*EXERCISE GOAL*. Look through the material and copy each line holding "diagram".
━━━━━ DATA LISTING ━━━━━
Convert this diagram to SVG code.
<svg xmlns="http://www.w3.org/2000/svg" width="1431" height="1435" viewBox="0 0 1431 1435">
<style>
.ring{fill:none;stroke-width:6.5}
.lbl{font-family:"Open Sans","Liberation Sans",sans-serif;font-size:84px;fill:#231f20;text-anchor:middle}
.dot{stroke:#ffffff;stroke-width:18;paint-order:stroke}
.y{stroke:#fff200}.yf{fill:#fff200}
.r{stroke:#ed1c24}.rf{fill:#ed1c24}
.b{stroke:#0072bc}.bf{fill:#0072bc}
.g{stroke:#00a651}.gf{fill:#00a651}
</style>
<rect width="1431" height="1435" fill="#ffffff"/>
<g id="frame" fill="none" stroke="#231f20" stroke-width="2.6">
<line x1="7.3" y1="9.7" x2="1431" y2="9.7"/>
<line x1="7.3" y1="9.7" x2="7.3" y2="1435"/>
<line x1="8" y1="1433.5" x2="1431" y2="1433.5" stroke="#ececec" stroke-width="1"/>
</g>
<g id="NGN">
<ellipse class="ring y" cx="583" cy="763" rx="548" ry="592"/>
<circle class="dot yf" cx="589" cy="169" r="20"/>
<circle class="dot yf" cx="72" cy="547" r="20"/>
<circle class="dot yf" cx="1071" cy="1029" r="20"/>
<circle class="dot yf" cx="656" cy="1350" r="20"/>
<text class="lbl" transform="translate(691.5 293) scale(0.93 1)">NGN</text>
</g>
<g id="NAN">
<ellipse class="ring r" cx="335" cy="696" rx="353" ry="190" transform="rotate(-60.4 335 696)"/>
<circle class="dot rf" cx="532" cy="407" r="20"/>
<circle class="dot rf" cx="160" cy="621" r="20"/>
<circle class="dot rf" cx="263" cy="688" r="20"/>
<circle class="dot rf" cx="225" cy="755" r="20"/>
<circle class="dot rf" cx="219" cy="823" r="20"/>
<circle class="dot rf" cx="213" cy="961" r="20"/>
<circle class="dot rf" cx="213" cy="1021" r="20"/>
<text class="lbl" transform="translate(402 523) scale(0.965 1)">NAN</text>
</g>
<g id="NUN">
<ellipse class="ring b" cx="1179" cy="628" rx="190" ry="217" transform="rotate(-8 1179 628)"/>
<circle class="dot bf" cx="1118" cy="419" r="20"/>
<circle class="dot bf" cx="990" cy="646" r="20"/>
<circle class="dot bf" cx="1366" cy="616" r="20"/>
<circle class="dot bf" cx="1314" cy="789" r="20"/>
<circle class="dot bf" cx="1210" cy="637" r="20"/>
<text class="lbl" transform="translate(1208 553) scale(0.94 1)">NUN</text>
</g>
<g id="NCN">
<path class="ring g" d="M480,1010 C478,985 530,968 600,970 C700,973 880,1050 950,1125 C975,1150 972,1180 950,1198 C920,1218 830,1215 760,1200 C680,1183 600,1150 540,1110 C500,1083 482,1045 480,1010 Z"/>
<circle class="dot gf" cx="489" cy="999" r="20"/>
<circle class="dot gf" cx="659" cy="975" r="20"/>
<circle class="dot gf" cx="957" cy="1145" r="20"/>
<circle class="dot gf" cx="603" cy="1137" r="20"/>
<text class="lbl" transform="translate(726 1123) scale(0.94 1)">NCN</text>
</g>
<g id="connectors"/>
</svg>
━━━━━
━━━━━ DATA LISTING ━━━━━
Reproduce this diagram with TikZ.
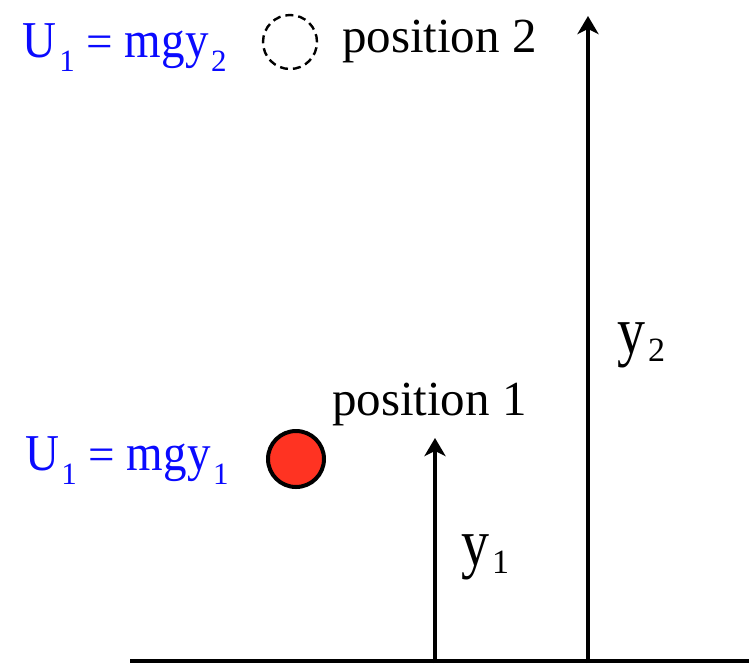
━━━━━
━━━━━ DATA LISTING ━━━━━
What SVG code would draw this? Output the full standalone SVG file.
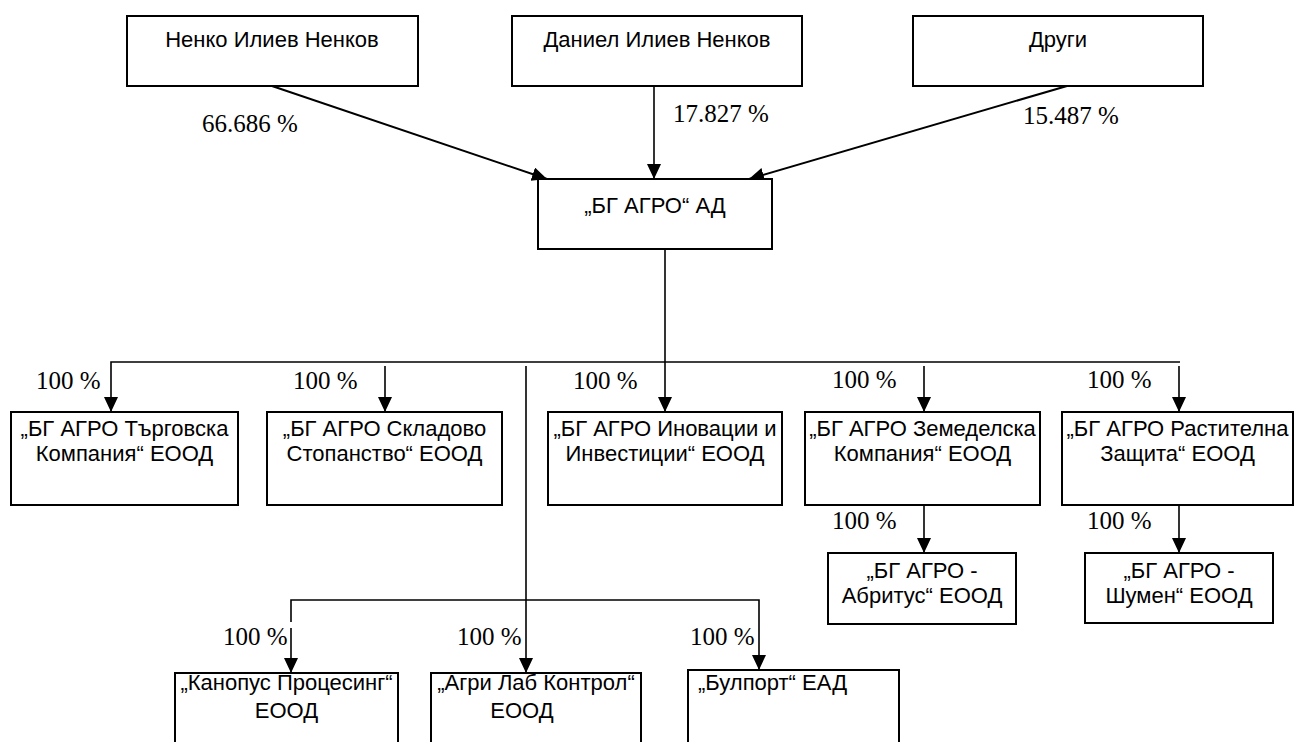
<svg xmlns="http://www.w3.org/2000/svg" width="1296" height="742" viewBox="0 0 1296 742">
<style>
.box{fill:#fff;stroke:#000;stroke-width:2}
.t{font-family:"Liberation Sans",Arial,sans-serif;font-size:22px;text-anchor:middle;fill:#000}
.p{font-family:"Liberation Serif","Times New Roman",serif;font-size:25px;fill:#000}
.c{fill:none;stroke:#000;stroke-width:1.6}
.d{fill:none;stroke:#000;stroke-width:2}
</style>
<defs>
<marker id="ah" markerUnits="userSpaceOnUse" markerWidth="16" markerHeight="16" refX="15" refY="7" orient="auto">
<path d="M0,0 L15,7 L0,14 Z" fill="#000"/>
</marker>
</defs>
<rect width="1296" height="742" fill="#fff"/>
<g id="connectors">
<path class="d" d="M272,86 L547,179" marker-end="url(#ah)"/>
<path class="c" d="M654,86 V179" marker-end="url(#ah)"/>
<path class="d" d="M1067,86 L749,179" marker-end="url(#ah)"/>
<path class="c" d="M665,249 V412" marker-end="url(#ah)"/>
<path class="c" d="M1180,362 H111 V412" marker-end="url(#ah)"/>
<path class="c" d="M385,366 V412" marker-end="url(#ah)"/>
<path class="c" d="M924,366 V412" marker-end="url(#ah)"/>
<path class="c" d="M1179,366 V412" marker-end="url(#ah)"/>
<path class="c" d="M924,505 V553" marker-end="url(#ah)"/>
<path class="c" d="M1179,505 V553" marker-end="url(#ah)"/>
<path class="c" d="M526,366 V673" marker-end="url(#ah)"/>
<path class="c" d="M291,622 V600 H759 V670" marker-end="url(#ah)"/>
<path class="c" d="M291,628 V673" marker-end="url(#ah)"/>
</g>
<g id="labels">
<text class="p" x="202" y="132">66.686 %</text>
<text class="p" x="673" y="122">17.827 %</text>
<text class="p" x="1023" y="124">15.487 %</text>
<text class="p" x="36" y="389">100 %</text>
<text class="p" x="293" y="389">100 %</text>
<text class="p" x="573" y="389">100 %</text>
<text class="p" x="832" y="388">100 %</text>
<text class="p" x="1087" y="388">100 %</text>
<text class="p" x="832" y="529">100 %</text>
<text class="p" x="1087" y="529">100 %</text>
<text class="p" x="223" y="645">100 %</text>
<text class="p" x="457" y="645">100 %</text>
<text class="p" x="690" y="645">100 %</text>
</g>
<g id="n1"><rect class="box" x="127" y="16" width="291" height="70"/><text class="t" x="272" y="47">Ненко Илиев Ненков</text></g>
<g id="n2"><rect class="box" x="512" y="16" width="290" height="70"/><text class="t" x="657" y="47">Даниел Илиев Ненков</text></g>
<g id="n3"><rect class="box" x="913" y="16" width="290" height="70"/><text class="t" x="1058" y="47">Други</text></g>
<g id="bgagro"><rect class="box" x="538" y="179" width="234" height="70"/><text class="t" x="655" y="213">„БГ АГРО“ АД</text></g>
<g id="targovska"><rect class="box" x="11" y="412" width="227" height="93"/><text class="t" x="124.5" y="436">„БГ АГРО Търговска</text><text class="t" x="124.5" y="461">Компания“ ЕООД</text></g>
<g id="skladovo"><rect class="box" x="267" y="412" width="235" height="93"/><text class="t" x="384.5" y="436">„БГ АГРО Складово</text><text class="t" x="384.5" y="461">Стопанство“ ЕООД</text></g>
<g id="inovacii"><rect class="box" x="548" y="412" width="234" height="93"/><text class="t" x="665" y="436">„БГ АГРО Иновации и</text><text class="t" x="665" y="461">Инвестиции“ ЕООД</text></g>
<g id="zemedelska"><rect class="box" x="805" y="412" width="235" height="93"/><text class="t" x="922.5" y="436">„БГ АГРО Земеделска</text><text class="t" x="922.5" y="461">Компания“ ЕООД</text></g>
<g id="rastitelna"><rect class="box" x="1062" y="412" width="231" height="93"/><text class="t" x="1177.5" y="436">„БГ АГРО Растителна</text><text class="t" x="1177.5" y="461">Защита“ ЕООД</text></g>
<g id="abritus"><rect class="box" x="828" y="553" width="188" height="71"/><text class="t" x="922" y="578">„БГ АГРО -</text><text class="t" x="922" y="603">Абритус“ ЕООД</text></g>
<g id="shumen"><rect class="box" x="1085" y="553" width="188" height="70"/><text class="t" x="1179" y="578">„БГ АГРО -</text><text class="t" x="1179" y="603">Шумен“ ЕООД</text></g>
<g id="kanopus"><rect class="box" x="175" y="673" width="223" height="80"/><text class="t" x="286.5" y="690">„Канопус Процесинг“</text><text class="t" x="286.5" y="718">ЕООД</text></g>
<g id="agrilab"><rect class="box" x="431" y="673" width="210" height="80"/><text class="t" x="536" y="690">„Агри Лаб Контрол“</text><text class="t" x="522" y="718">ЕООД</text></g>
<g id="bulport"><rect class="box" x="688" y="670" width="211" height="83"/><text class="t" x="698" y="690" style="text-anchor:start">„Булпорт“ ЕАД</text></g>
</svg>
━━━━━
*SOLUTION TO THIS PROBLEM*.
Convert this diagram to SVG code.
Reproduce this diagram with TikZ.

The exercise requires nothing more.